By David Shepardson
(Reuters) – California’s ambitious high-speed rail project that aims to move travelers from San Francisco to the Los Angeles basin in under three hours still faces significant funding challenges despite a $3.1 billion federal award.
The White House on Friday announced $8.2 billion in federal funding for rail projects across the country, including the California project billed at the first U.S. speed rail project with speeds of 220 miles per hour.
California Governor Gavin Newsom, who in October asked President Joe Biden to approve funding, said the award was “a vote of confidence in today’s vision and comes at a critical turning point, providing the project new momentum.”
The administration also awarded $3 billion for a planned high speed rail line between Las Vegas and Los Angeles.
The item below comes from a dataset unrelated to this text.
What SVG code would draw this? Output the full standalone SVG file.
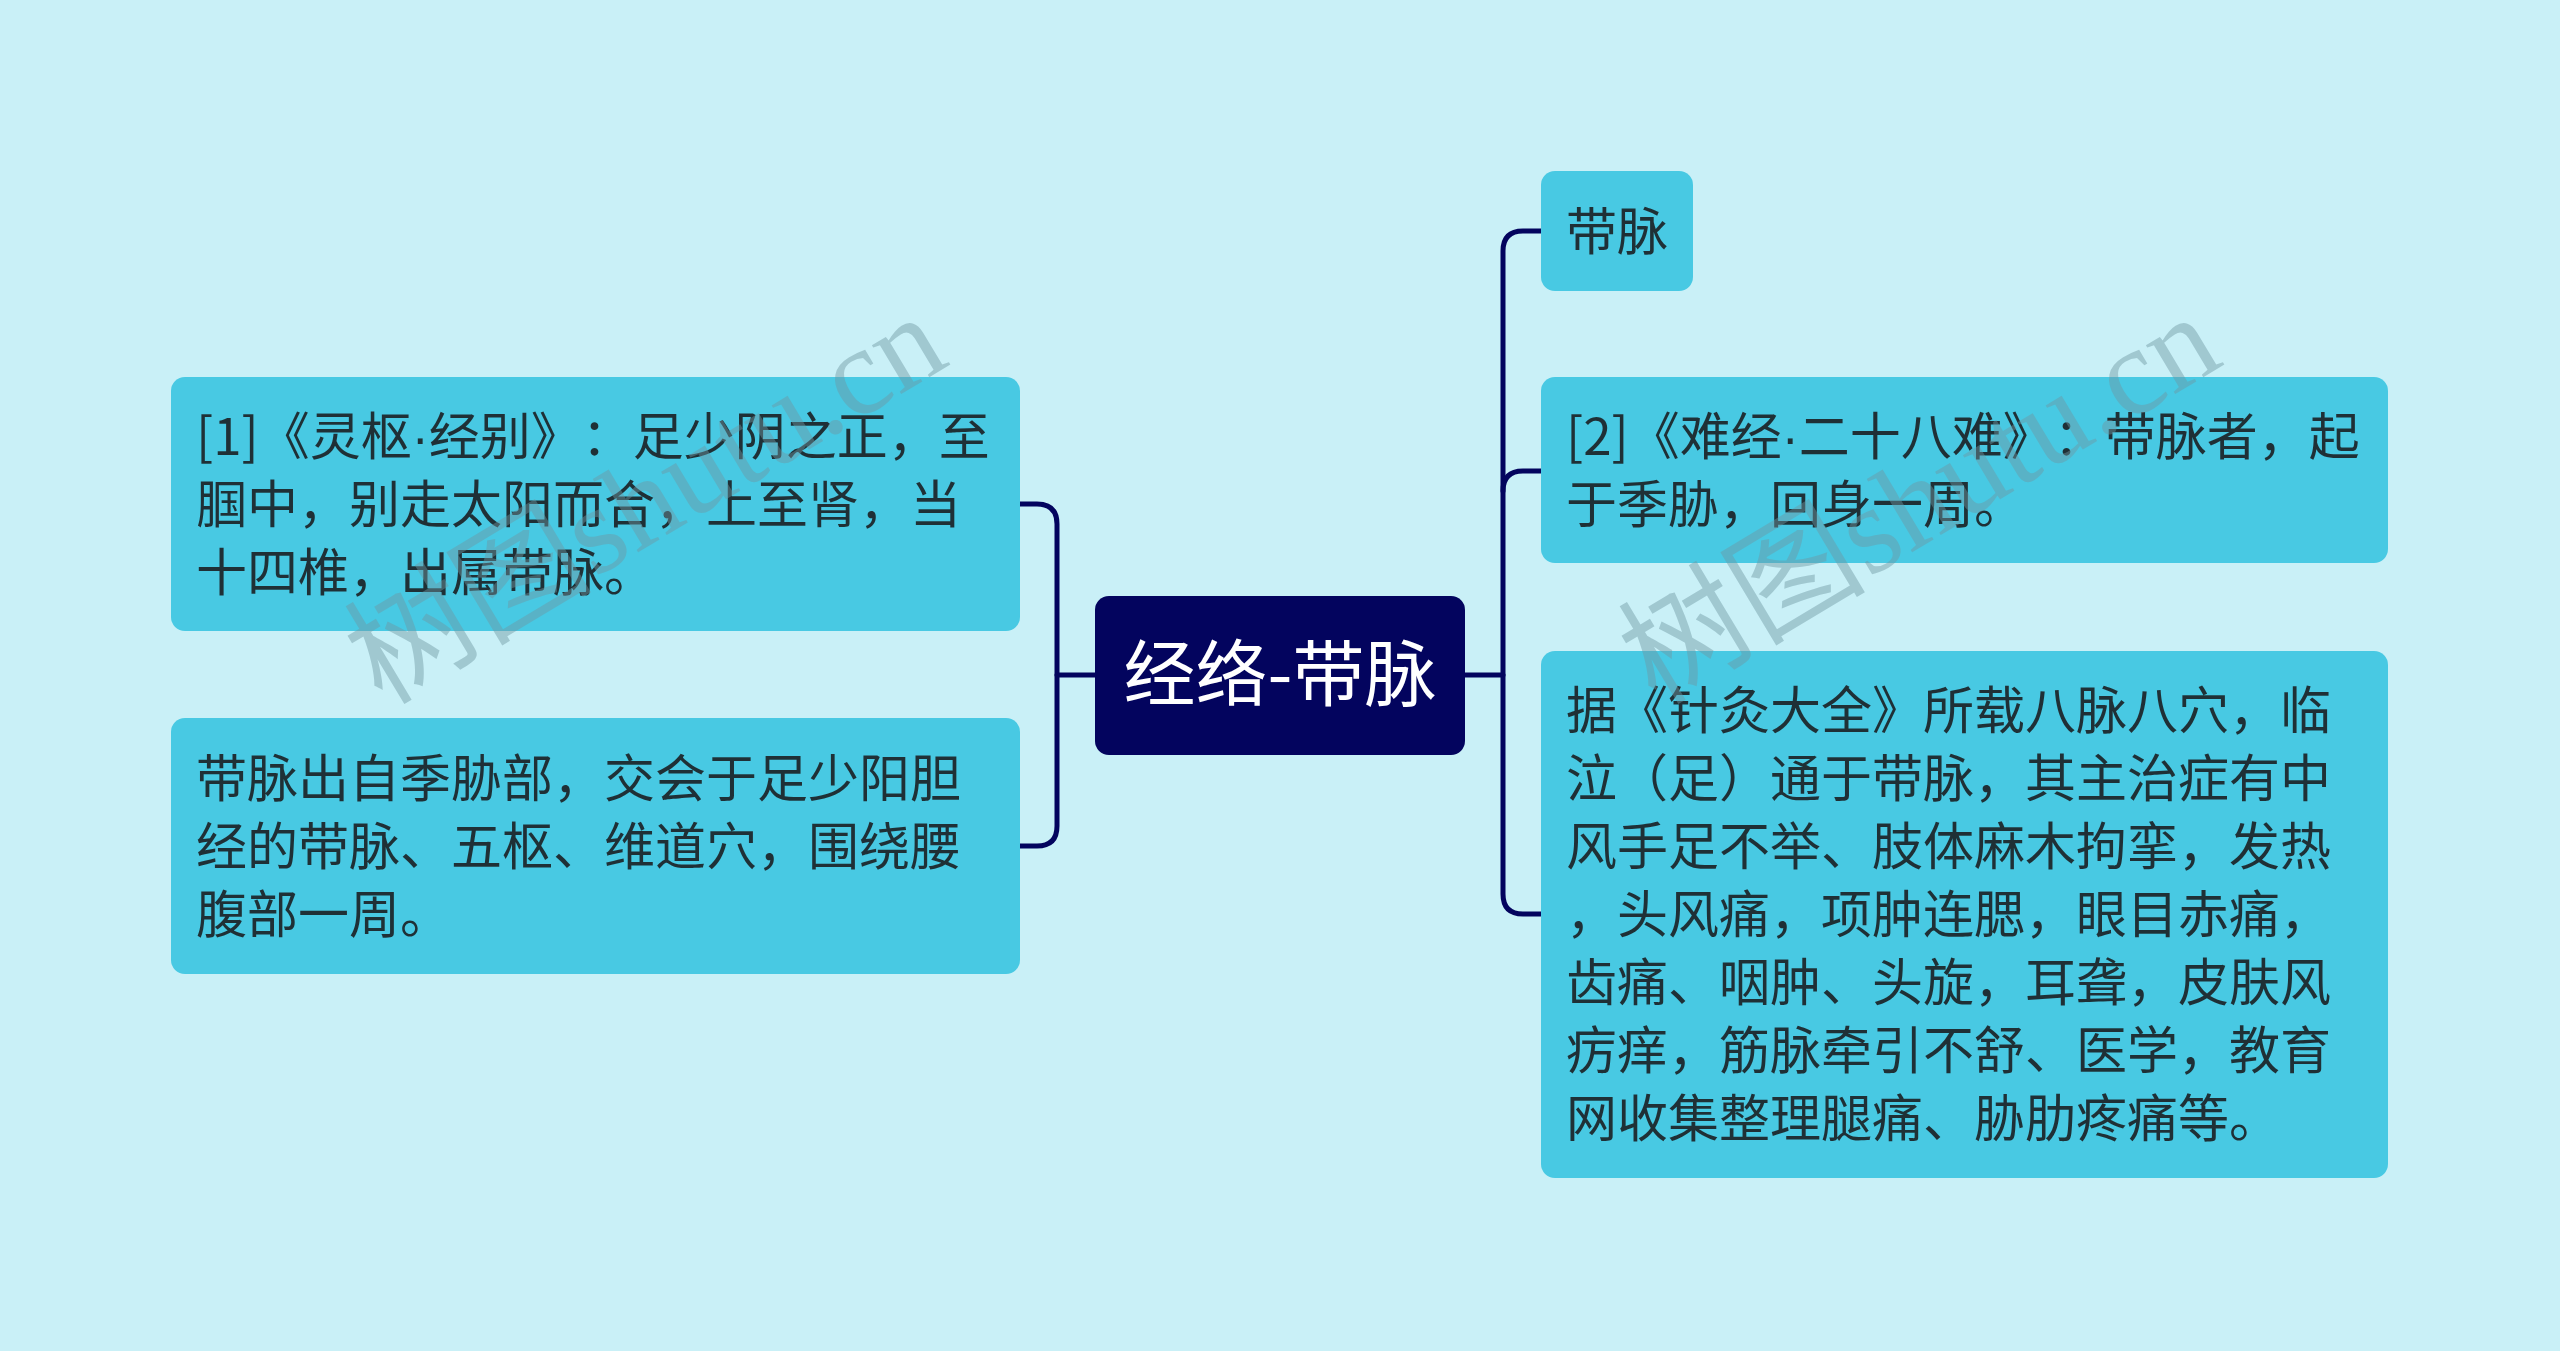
<svg xmlns="http://www.w3.org/2000/svg" width="2560" height="1351" viewBox="0 0 2560 1351">
<style>
.bg{fill:#C9F0F7}
.node{fill:#48C9E3}
.root{fill:#03045E}
.t{font-family:"Noto Sans CJK SC","Noto Sans",sans-serif;font-size:51px;fill:#1f3036;text-spacing-trim:space-all}
.dot{font-family:"Liberation Sans",sans-serif}
.rt{font-family:"Noto Sans CJK SC","Noto Sans",sans-serif;font-size:72px;fill:#ffffff}
.conn{fill:none;stroke:#03045E;stroke-width:5;stroke-linecap:round}
.wm{font-family:"Liberation Serif","Noto Sans CJK SC",serif;font-size:124px;fill:#6f98a3;opacity:0.45}
</style>
<rect class="bg" x="0" y="0" width="2560" height="1351"/>
<g id="connectors">
<path class="conn" d="M1095,675 H1057"/>
<path class="conn" d="M1020,504 H1037 Q1057,504 1057,524 V826 Q1057,846 1037,846 H1020"/>
<path class="conn" d="M1465,675 H1503"/>
<path class="conn" d="M1541,231 H1523 Q1503,231 1503,251 V894 Q1503,914 1523,914 H1541"/>
<path class="conn" d="M1503,491 Q1503,471 1523,471 H1541"/>
</g>
<g id="root">
<rect class="root" x="1095" y="596" width="370" height="159" rx="14"/>
<text class="rt" x="1280" y="700" text-anchor="middle">经络-带脉</text>
</g>
<g id="L1">
<rect class="node" x="171" y="377" width="849" height="254" rx="14"/>
<text class="t"><tspan x="196" y="455">[1]《灵枢<tspan class="dot">·</tspan>经别》：足少阴之正，至</tspan><tspan x="196" y="523">腘中，别走太阳而合，上至肾，当</tspan><tspan x="196" y="591">十四椎，出属带脉。</tspan></text>
</g>
<g id="L2">
<rect class="node" x="171" y="718" width="849" height="256" rx="14"/>
<text class="t"><tspan x="196" y="797">带脉出自季胁部，交会于足少阳胆</tspan><tspan x="196" y="865">经的带脉、五枢、维道穴，围绕腰</tspan><tspan x="196" y="933">腹部一周。</tspan></text>
</g>
<g id="R0">
<rect class="node" x="1541" y="171" width="152" height="120" rx="14"/>
<text class="t" x="1566" y="250">带脉</text>
</g>
<g id="R1">
<rect class="node" x="1541" y="377" width="847" height="186" rx="14"/>
<text class="t"><tspan x="1566" y="455">[2]《难经<tspan class="dot">·</tspan>二十八难》：带脉者，起</tspan><tspan x="1566" y="523">于季胁，回身一周。</tspan></text>
</g>
<g id="R2">
<rect class="node" x="1541" y="651" width="847" height="527" rx="14"/>
<text class="t"><tspan x="1566" y="729">据《针灸大全》所载八脉八穴，临</tspan><tspan x="1566" y="797">泣（足）通于带脉，其主治症有中</tspan><tspan x="1566" y="865">风手足不举、肢体麻木拘挛，发热</tspan><tspan x="1566" y="933">，头风痛，项肿连腮，眼目赤痛，</tspan><tspan x="1566" y="1001">齿痛、咽肿、头旋，耳聋，皮肤风</tspan><tspan x="1566" y="1069">疠痒，筋脉牵引不舒、医学，教育</tspan><tspan x="1566" y="1137">网收集整理腿痛、胁肋疼痛等。</tspan></text>
</g>
<g id="watermarks">
<text class="wm" transform="translate(382,706) rotate(-31)">树图shutu.cn</text>
<text class="wm" transform="translate(1656,706) rotate(-31)">树图shutu.cn</text>
</g>
</svg>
Transportation Secretary Pete Buttigieg told reporters Thursday the California project “is facing a lot of the challenges that come with being the very first at anything” and added winning rail awards faced an “extraordinary level of scrutiny.”
The costs for the California high-speed rail project, which voters approved $10 billion in 2008, have risen sharply and the authority has not identified key funding needed for the project that has faced numerous delays.
The full San Francisco to Los Angeles project was initially estimated to cost around $40 billion but has now jumped to between $88 billion and $128 billion.
The rail authority estimated costs for an initial 171-mile segment connecting Merced to Bakersfield rose from $25.7 billion to at least $32 billion and is hoping initial service will begin in 2030.
The Obama administration awarded California $3.5 billion in 2010 and the state has dedicated another $4.2 billion to the project.
California wants $8 billion in total from the Biden administration for the project after recently winning another $202 million in federal funds for grade separation projects.
In 2021, the Biden administration restored funding for the California project after then-President Donald Trump pulled funding for the project, hobbled by delays and rising costs, calling it a “disaster.” Many Republicans in Congress want to bar the White House from awarding more funding to the project.